Deswegen ist es nun nicht falsch, für die Break-Even-Regel zu plädieren – und ebenso wenig ist es falsch, dagegen zu klagen, wie es derzeit passiert, weil das Reglement die Vorherrschaft der großen Clubs zementiere. Nur wer international spiele, werde zum vernünftigen Wirtschaften genötigt; für die kleinen Vereine, so argumentieren Ökonomen, wachse die Kluft – es sei denn, man entschlösse sich zu einer höchst unpopulären und auch kaum durchsetzbaren Umverteilung der Einnahmen.

Die Ökonomen-Argumente sind auch nicht ganz so weitsichtig, wie sie sich anhören, denn es wird ja, siehe die Katar-Connection, vermutlich auch künftig durchaus möglich sein, dass sich jemand des, sagen wir mal, FSV Salmrohr annimmt, um ihn zu höchster fußballerischer Blüte zu führen, wie es ja auch, trotz der von Hannover-96-Chef und Hörgeräte-Mogul Martin Kind so heftig bekämpften 50+1-Regel, möglich war, aus der TSG 1899 Hoffenheim einen Erstligisten zu machen.
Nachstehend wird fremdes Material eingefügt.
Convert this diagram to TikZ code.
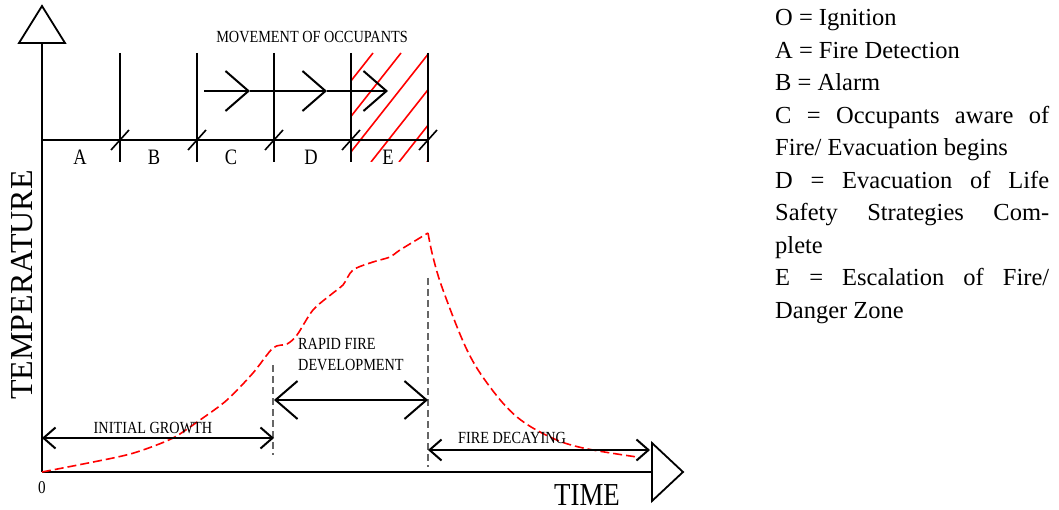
\documentclass[tikz,border=0pt]{standalone}
\usepackage{fontspec}
\setmainfont{Liberation Serif}
\newfontfamily\narrowserif[FakeStretch=0.84]{Liberation Serif}
\usetikzlibrary{arrows.meta}
\definecolor{firered}{HTML}{FF0000}

\tikzset{
  axisline/.style={line width=2pt},
  axishead/.style={line width=1.8pt, fill=white, line join=miter},
  bar/.style={line width=2pt},
  slash/.style={line width=1.6pt},
  hatch/.style={firered, line width=1.6pt},
  firecurve/.style={firered, line width=1.6pt, dash pattern=on 9pt off 4pt},
  guide/.style={black!60, line width=1.1pt, dash pattern=on 7pt off 4pt},
  span/.style={line width=2pt, {Straight Barb[length=12pt,width=21pt]}-{Straight Barb[length=12pt,width=21pt]}},
  widespan/.style={line width=2pt, {Straight Barb[length=22pt,width=38pt]}-{Straight Barb[length=22pt,width=38pt]}},
  move/.style={line width=2pt, -{Straight Barb[length=23pt,width=40pt]}},
  small/.style={font=\narrowserif\fontsize{17}{21}\selectfont, inner sep=0pt},
  period/.style={font=\narrowserif\fontsize{22}{22}\selectfont, inner sep=0pt, anchor=base},
  legend/.style={font=\fontsize{24.5}{32.5}\selectfont, text width=274pt, align=justify, inner sep=0pt},
}

\begin{document}
\begin{tikzpicture}[x=1pt,y=-1pt]
  \useasboundingbox (0,0) rectangle (1059,510);
  \coordinate (O) at (42,472);
  \coordinate (ytop) at (42,43);
  \coordinate (xend) at (652,472);
  % axes
  \draw[axisline] (O) -- (ytop);
  \draw[axisline] (O) -- (xend);
  \draw[axishead] (19,43) -- (65,43) -- (42,6) -- cycle;
  \draw[axishead] (652,443) -- (652,501) -- (683,472) -- cycle;
  \node[font=\fontsize{32}{32}\selectfont, rotate=90, anchor=base, inner sep=0pt] (temp) at (32,285) {TEMPERATURE};
  \node[font=\narrowserif\fontsize{32}{32}\selectfont, anchor=base, inner sep=0pt] (time) at (587,505) {TIME};
  \node[font=\narrowserif\fontsize{18}{18}\selectfont, inner sep=0pt] (zero) at (42,488) {0};
  % danger zone
  \begin{scope}
    \clip (351,53) rectangle (428,162);
    \foreach \t in {373,401,...,513} \draw[hatch] (\t,53) -- (\t-86,162);
  \end{scope}
  % timeline of periods
  \coordinate (t0) at (42,140);
  \coordinate (t5) at (428,140);
  \draw[bar] (t0) -- (t5);
  \foreach \x/\l/\lx in {120/A/80, 197/B/154, 274/C/231, 351/D/311, 428/E/388} {
    \draw[bar] (\x,53) -- (\x,162);
    \draw[slash] (\x-9,150) -- (\x+9,130);
    \node[period] (per\l) at (\lx,165) {\l};
  }
  \node[small, anchor=base] (moving) at (312,43) {MOVEMENT OF OCCUPANTS};
  \coordinate (m0) at (204,91);
  \coordinate (m1) at (250,91);
  \coordinate (m2) at (327,91);
  \coordinate (m3) at (388,91);
  \draw[move] (m0) -- (m1);
  \draw[move] (m1) -- (m2);
  \draw[move] (m2) -- (m3);
  % temperature curve
  \draw[firecurve] plot[smooth, tension=0.5] coordinates {(42,472) (113,458) (140,451) (173,438) (200,420) (227,400) (253,373) (273,348) (287,344) (297,335) (313,310) (333,293) (343,285) (353,270) (373,262) (390,257) (400,250) (428,233)};
  \draw[firecurve] plot[smooth, tension=0.6] coordinates {(428,233) (433,257) (443,290) (467,350) (490,387) (517,417) (550,437) (583,448) (637,457)};
  % stages
  \coordinate (g0) at (42,438);
  \coordinate (g1) at (274,438);
  \coordinate (r0) at (274,400);
  \coordinate (r1) at (428,400);
  \coordinate (d0) at (428,450);
  \coordinate (d1) at (650,450);
  \draw[guide] (273,365) -- (273,455);
  \draw[guide] (428,278) -- (428,467);
  \draw[span] (g0) -- (g1);
  \draw[widespan] (r0) -- (r1);
  \draw[span] (d0) -- (d1);
  \node[small, anchor=base] (growth) at (153,433) {INITIAL GROWTH};
  \node[small, anchor=base west, align=left] (rapid) at (298,370) {RAPID FIRE\\DEVELOPMENT};
  \node[small, anchor=base] (decay) at (512,443) {FIRE DECAYING};
  % key
  \node[legend, anchor=base west] (key) at (775,26) {O = Ignition\\
    A = Fire Detection\\
    B = Alarm\\
    C = Occupants aware of\linebreak Fire/ Evacuation begins\\
    D = Evacuation of Life\linebreak Safety Strategies Com-\linebreak plete\\
    E = Escalation of Fire/\linebreak Danger Zone};
\end{tikzpicture}
\end{document}
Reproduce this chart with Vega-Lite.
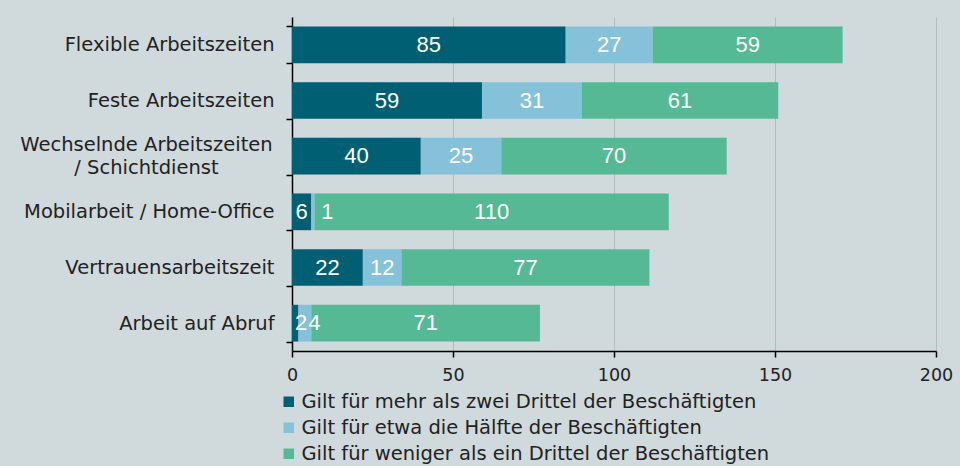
{
  "$schema": "https://vega.github.io/schema/vega-lite/v6.json",
  "autosize": {"type": "none"},
  "width": 644,
  "height": 334,
  "padding": {"left": 292, "top": 17, "right": 24, "bottom": 115},
  "background": "#d0d9db",
  "config": {"view": {"stroke": null}, "font": "DejaVu Sans"},
  "data": {"values": [
    {"kategorie": "Flexible Arbeitszeiten", "gruppe": "Gilt für mehr als zwei Drittel der Beschäftigten", "ord": 1, "wert": 85},
    {"kategorie": "Flexible Arbeitszeiten", "gruppe": "Gilt für etwa die Hälfte der Beschäftigten", "ord": 2, "wert": 27},
    {"kategorie": "Flexible Arbeitszeiten", "gruppe": "Gilt für weniger als ein Drittel der Beschäftigten", "ord": 3, "wert": 59},
    {"kategorie": "Feste Arbeitszeiten", "gruppe": "Gilt für mehr als zwei Drittel der Beschäftigten", "ord": 1, "wert": 59},
    {"kategorie": "Feste Arbeitszeiten", "gruppe": "Gilt für etwa die Hälfte der Beschäftigten", "ord": 2, "wert": 31},
    {"kategorie": "Feste Arbeitszeiten", "gruppe": "Gilt für weniger als ein Drittel der Beschäftigten", "ord": 3, "wert": 61},
    {"kategorie": "Wechselnde Arbeitszeiten / Schichtdienst", "gruppe": "Gilt für mehr als zwei Drittel der Beschäftigten", "ord": 1, "wert": 40},
    {"kategorie": "Wechselnde Arbeitszeiten / Schichtdienst", "gruppe": "Gilt für etwa die Hälfte der Beschäftigten", "ord": 2, "wert": 25},
    {"kategorie": "Wechselnde Arbeitszeiten / Schichtdienst", "gruppe": "Gilt für weniger als ein Drittel der Beschäftigten", "ord": 3, "wert": 70},
    {"kategorie": "Mobilarbeit / Home-Office", "gruppe": "Gilt für mehr als zwei Drittel der Beschäftigten", "ord": 1, "wert": 6},
    {"kategorie": "Mobilarbeit / Home-Office", "gruppe": "Gilt für etwa die Hälfte der Beschäftigten", "ord": 2, "wert": 1},
    {"kategorie": "Mobilarbeit / Home-Office", "gruppe": "Gilt für weniger als ein Drittel der Beschäftigten", "ord": 3, "wert": 110},
    {"kategorie": "Vertrauensarbeitszeit", "gruppe": "Gilt für mehr als zwei Drittel der Beschäftigten", "ord": 1, "wert": 22},
    {"kategorie": "Vertrauensarbeitszeit", "gruppe": "Gilt für etwa die Hälfte der Beschäftigten", "ord": 2, "wert": 12},
    {"kategorie": "Vertrauensarbeitszeit", "gruppe": "Gilt für weniger als ein Drittel der Beschäftigten", "ord": 3, "wert": 77},
    {"kategorie": "Arbeit auf Abruf", "gruppe": "Gilt für mehr als zwei Drittel der Beschäftigten", "ord": 1, "wert": 2},
    {"kategorie": "Arbeit auf Abruf", "gruppe": "Gilt für etwa die Hälfte der Beschäftigten", "ord": 2, "wert": 4},
    {"kategorie": "Arbeit auf Abruf", "gruppe": "Gilt für weniger als ein Drittel der Beschäftigten", "ord": 3, "wert": 71}
  ]},
  "transform": [
    {"stack": "wert", "groupby": ["kategorie"], "sort": [{"field": "ord", "order": "ascending"}], "as": ["x0", "x1"]}
  ],
  "encoding": {
    "y": {
      "field": "kategorie",
      "type": "nominal",
      "sort": ["Flexible Arbeitszeiten", "Feste Arbeitszeiten", "Wechselnde Arbeitszeiten / Schichtdienst", "Mobilarbeit / Home-Office", "Vertrauensarbeitszeit", "Arbeit auf Abruf"],
      "scale": {"paddingInner": 0.34, "paddingOuter": 0.17},
      "axis": {
        "title": null,
        "domainColor": "#000000",
        "domainWidth": 1.5,
        "tickColor": "#000000",
        "tickWidth": 1.5,
        "tickSize": 6,
        "tickBand": "extent",
        "labelFontSize": 19.5,
        "labelColor": "#222222",
        "labelLimit": 400,
        "labelLineHeight": 23,
        "labelExpr": "datum.label == 'Wechselnde Arbeitszeiten / Schichtdienst' ? ['Wechselnde Arbeitszeiten', '/ Schichtdienst'] : datum.label",
        "labelAlign": {"condition": {"test": "datum.label == 'Wechselnde Arbeitszeiten / Schichtdienst'", "value": "center"}, "value": "right"},
        "labelPadding": {"condition": {"test": "datum.label == 'Wechselnde Arbeitszeiten / Schichtdienst'", "value": 140}, "value": 12},
        "labelOffset": {"condition": {"test": "datum.label == 'Wechselnde Arbeitszeiten / Schichtdienst'", "value": -11.5}, "value": 0}
      }
    }
  },
  "layer": [
    {
      "mark": {"type": "bar"},
      "encoding": {
        "x": {
          "field": "x0",
          "type": "quantitative",
          "scale": {"domain": [0, 200], "nice": false},
          "axis": {
            "title": null,
            "values": [0, 50, 100, 150, 200],
            "labelFlush": false,
            "domainColor": "#000000",
            "domainWidth": 1.5,
            "tickColor": "#000000",
            "tickWidth": 1.5,
            "tickSize": 6,
            "labelFontSize": 17.5,
            "labelColor": "#222222",
            "labelPadding": 9,
            "grid": true,
            "gridColor": "#b3bbbd",
            "gridWidth": 1
          }
        },
        "x2": {"field": "x1"},
        "color": {
          "field": "gruppe",
          "type": "nominal",
          "sort": ["Gilt für mehr als zwei Drittel der Beschäftigten", "Gilt für etwa die Hälfte der Beschäftigten", "Gilt für weniger als ein Drittel der Beschäftigten"],
          "scale": {
            "domain": ["Gilt für mehr als zwei Drittel der Beschäftigten", "Gilt für etwa die Hälfte der Beschäftigten", "Gilt für weniger als ein Drittel der Beschäftigten"],
            "range": ["#005f72", "#85c2da", "#55b996"]
          },
          "legend": {
            "title": null,
            "orient": "none",
            "direction": "vertical",
            "legendX": -13,
            "legendY": 375,
            "symbolType": "square",
            "symbolSize": 110,
            "symbolStrokeWidth": 0,
            "labelFontSize": 19.5,
            "labelColor": "#222222",
            "labelLimit": 700,
            "labelOffset": 3,
            "rowPadding": 5
          }
        }
      }
    },
    {
      "mark": {"type": "text", "color": "white", "fontSize": 22, "font": "Liberation Sans", "dx": {"expr": "max((scale('x', datum.x1) - scale('x', datum.x0)) / 2, datum.ord == 1 ? 9 : 16)"}},
      "encoding": {
        "x": {"field": "x0", "type": "quantitative"},
        "text": {"field": "wert", "type": "quantitative"}
      }
    }
  ]
}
Außerdem ignoriert die Ökonomen-Weisheit komplett, dass der wirtschaftlichen Status quo im europäischen Vereinsfußball auf Dauer weit hässlichere Konsequenzen haben wird, als jede noch so bescheidene Umverteilung es haben könnte

Was das jetzt alles mit Schalke zu tun hat? Ganz einfach. Der Blick auf Zahlen und Verbindlichkeiten zeigt, dass neben den wirtschaftlichen Kennziffern am Ende auch sportliche und personelle Aspekte eine Rolle spielen. Kaum ist Geld da, hat Schalke heute schon Dennis Aogo ausgeliehen, einen Spieler, der die ersten Schritte auf dem Weg zum „ewigen Talent“ bereits hinter sich hat und dem HSV bislang, wie man so nett sagt, nicht „weiterhelfen“ konnte. Eine Summe wird nicht genannt.

Man muss bloß befürchten, dass Manager Horst Heldt auch hier nicht allzu scharfsichtig kalkuliert hat. Schon dass er beim Transfer von Lewis Holtby zu den Tottenham Hotspurs weniger bekam, als er an Leihgebühr für den längst im sportlichen Sinkflug befindlichen Michel Bastos ausgab, zeigt ja, dass man mit dem Break-Even schon ganz unten anfangen muss. Sonst sind 20 Millionen schnell und sportlich folgenlos mit der Gießkanne verteilt, während sich Schalke mit sechs Grottenkicks durch die Gruppenphase der Champions League quält und Reputation einbüßt, um am 1. Juli 2014, wenn das Financial Fairplay dann in Kraft treten soll, international unsichtbar zu sein.